Tuesday, March 25, 2008

A Whole New Year


I can't believe a whole year has passed since I last made an entry to my blog. Many things have transpired during this year, taking me down a path much different than I anticipated. While traveling along this path I came to a point where I felt it was time for me to choose between a life that was created for me, and a life that I wanted to create for myself. This decision surfaced after several years of self-absorbed contemplation and soul searching. I couldn't stop asking myself questions like "who am I" , "what do I think of the person I have become" and "what do I have to do to become the person I think I should be"?

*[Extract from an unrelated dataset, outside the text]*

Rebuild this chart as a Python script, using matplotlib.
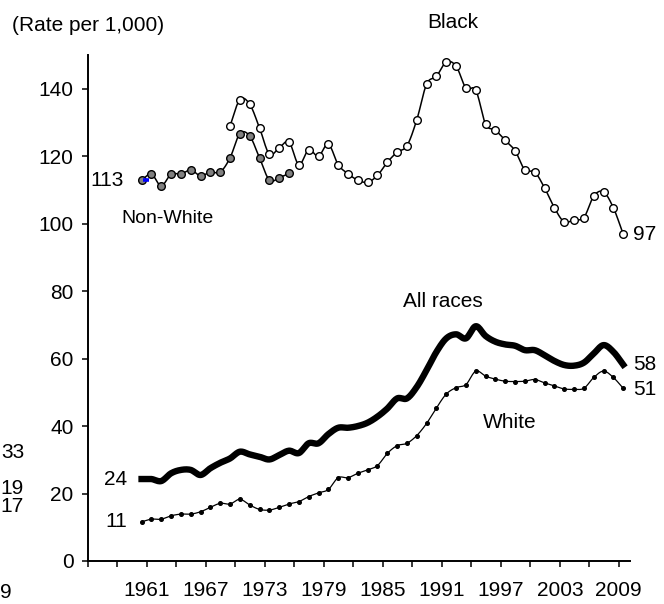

Many people have these thoughts when they reach a certain age; but most are unable to take on the challenges and risks associated with making major changes at that stage of their life. Some just need a shove in the right direction to make the jump. This is what happened to me. In the midst of trying to create a future for myself and my family a big boot came and kicked that dream right out from under us. It was at that moment I knew it was time to take the jump.

Now I find myself living alone in another state, far from the life I had known for so long. This new life is definately filled with a myrid of trials and tribulations, but I am up for the challange. I am enjoying all the new experiences and feel a rejuvination of my soul. I don't know where I am headed, but I think I will like the ride.